Weighted L1 loss in parallel training

WERush · September 25, 2017, 1:52pm

I define a weighted L1 loss and want to train a model using multi-GPUs.
The weighted L1 loss code is

class Crit_L1_weight_model(nn.Module):
    def __init__(self):
        super(Crit_L1_weight_model, self).__init__()

    def forward(self, weight1, real, fake):
        """
        :param real: real_img
        :param fake: fake_img
        :param weight:
        :return:
        """
        out1 = torch.abs(real - fake)
        out1 = out1 * weight1
        loss = out1.mean()
        return loss

I call the criterion using

crit_L1_for_input = Crit_L1_weight_model()
crit_L1_for_input = nn.DataParallel(crit_L1_for_input, device_ids=range(opt.num_gpus), output_device=opt.num_gpus-1)

When I forward the loss function,

g_input = crit_L1_for_input(Weight1, fake_input, real_input) # Weight1, fake_input, real_input are three variables.

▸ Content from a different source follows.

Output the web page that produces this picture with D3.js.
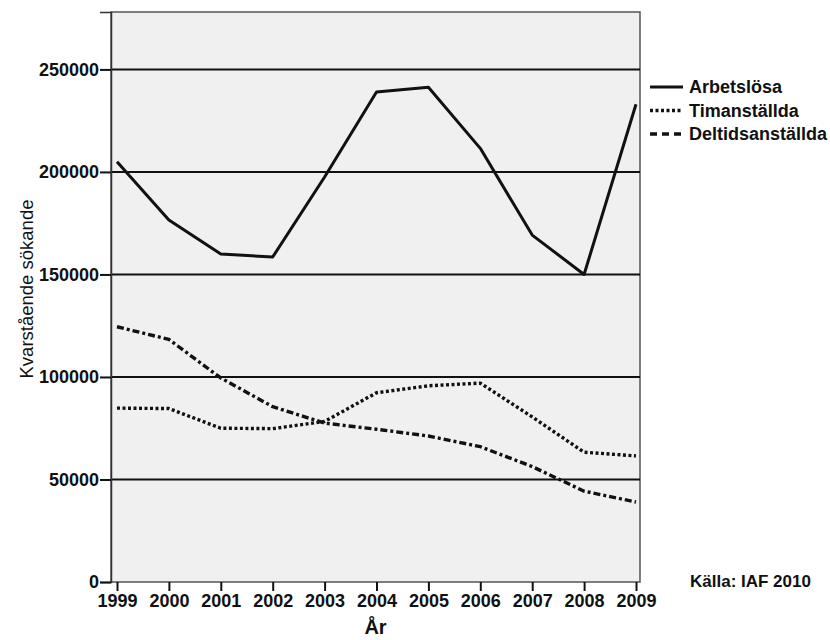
<!DOCTYPE html>
<html>
<head>
<meta charset="utf-8">
<script src="https://cdn.jsdelivr.net/npm/d3@7"></script>
<style>
  html, body { margin: 0; padding: 0; background: #fff; }
  svg { display: block; font-family: "Liberation Sans", Arial, sans-serif; }
</style>
</head>
<body>
<svg id="chart" width="830" height="640"></svg>
<script>
const years = [1999, 2000, 2001, 2002, 2003, 2004, 2005, 2006, 2007, 2008, 2009];
const arbetslosa = [205000, 176500, 160000, 158500, 197500, 239000, 241300, 211500, 169200, 150000, 233000];
const timanstallda = [84800, 84600, 75000, 74800, 78300, 92300, 95700, 97000, 80500, 63300, 61500];
const deltidsanstallda = [124500, 118300, 99500, 85500, 77500, 74500, 71200, 66000, 56300, 44300, 39000];
const yTicks = [0, 50000, 100000, 150000, 200000, 250000];
const gridValues = [50000, 100000, 150000, 200000, 250000];
const seriesNames = ["Arbetslösa", "Timanställda", "Deltidsanställda"];
const yTitle = "Kvarstående sökande";
const xTitle = "År";
const sourceText = "Källa: IAF 2010";

const svg = d3.select("#chart");
const plot = { left: 111, right: 640, top: 12, bottom: 582 };

const x = d3.scaleLinear().domain([1999, 2009]).range([117, 636]);
const y = d3.scaleLinear().domain([0, 278000]).range([plot.bottom, plot.top]);

// plot background
svg.append("rect")
  .attr("x", plot.left).attr("y", plot.top)
  .attr("width", plot.right - plot.left).attr("height", plot.bottom - plot.top)
  .attr("fill", "#f0f0f0").attr("stroke", "#555").attr("stroke-width", 1.5);

// gridlines
svg.append("g").selectAll("line").data(gridValues).join("line")
  .attr("x1", plot.left).attr("x2", plot.right)
  .attr("y1", d => y(d)).attr("y2", d => y(d))
  .attr("stroke", "#111").attr("stroke-width", 2);

// y axis
const yAxis = svg.append("g")
  .attr("transform", `translate(${plot.left},0)`)
  .call(d3.axisLeft(y).tickValues(yTicks).tickSize(11).tickPadding(1).tickFormat(d3.format("d")));
yAxis.select(".domain").attr("stroke", "#333").attr("stroke-width", 1.5);
yAxis.selectAll(".tick line").attr("stroke", "#111").attr("stroke-width", 2);
yAxis.selectAll(".tick text")
  .attr("font-size", 18).attr("font-weight", "bold").attr("fill", "#111")
  .attr("font-family", "Liberation Sans, Arial, sans-serif");

// x axis
const xAxis = svg.append("g")
  .attr("transform", `translate(0,${plot.bottom})`)
  .call(d3.axisBottom(x).tickValues(years).tickSize(9).tickPadding(3).tickFormat(d3.format("d")));
xAxis.select(".domain").remove();
xAxis.selectAll(".tick line").attr("stroke", "#111").attr("stroke-width", 2);
xAxis.selectAll(".tick text")
  .attr("font-size", 18).attr("font-weight", "bold").attr("fill", "#111")
  .attr("font-family", "Liberation Sans, Arial, sans-serif");

// lines
const styles = [
  { data: arbetslosa, dash: null, width: 3 },
  { data: timanstallda, dash: "3,2.5", width: 3.4 },
  { data: deltidsanstallda, dash: "7,3,3,3", width: 3.4 }
];
const line = d3.line().x((d, i) => x(years[i])).y(d => y(d));
styles.forEach(s => {
  svg.append("path")
    .datum(s.data)
    .attr("d", line)
    .attr("fill", "none")
    .attr("stroke", "#111")
    .attr("stroke-width", s.width)
    .attr("stroke-linejoin", "round")
    .attr("stroke-dasharray", s.dash);
});

// legend
const legend = svg.append("g");
seriesNames.forEach((name, i) => {
  const ly = 87 + i * 23.5;
  legend.append("line")
    .attr("x1", 650).attr("x2", 683).attr("y1", ly).attr("y2", ly)
    .attr("stroke", "#111").attr("stroke-width", styles[i].width)
    .attr("stroke-dasharray", i === 2 ? "7,5" : styles[i].dash);
  legend.append("text")
    .attr("x", 689).attr("y", ly).attr("dy", "0.35em")
    .attr("font-size", 18).attr("font-weight", "bold").attr("fill", "#111")
    .text(name);
});

// axis titles
svg.append("text")
  .attr("transform", `translate(33,${(plot.top + plot.bottom) / 2 - 8}) rotate(-90)`)
  .attr("text-anchor", "middle")
  .attr("font-size", 18.5).attr("fill", "#111")
  .text(yTitle);

svg.append("text")
  .attr("x", (plot.left + plot.right) / 2).attr("y", 634)
  .attr("text-anchor", "middle")
  .attr("font-size", 20).attr("font-weight", "bold").attr("fill", "#111")
  .text(xTitle);

// source
svg.append("text")
  .attr("x", 690).attr("y", 587)
  .attr("font-size", 17).attr("font-weight", "bold").attr("fill", "#111")
  .text(sourceText);
</script>
</body>
</html>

I got the error: “RuntimeError: grad can be implicitly created only for scalar outputs”.

Can you give me some suggestions?

smth · September 28, 2017, 3:19am

are you sure this is in the forward? it should happen in the backward and it happens because you might be calling x.backward() where x is not a 1-element Variable, but has more elements.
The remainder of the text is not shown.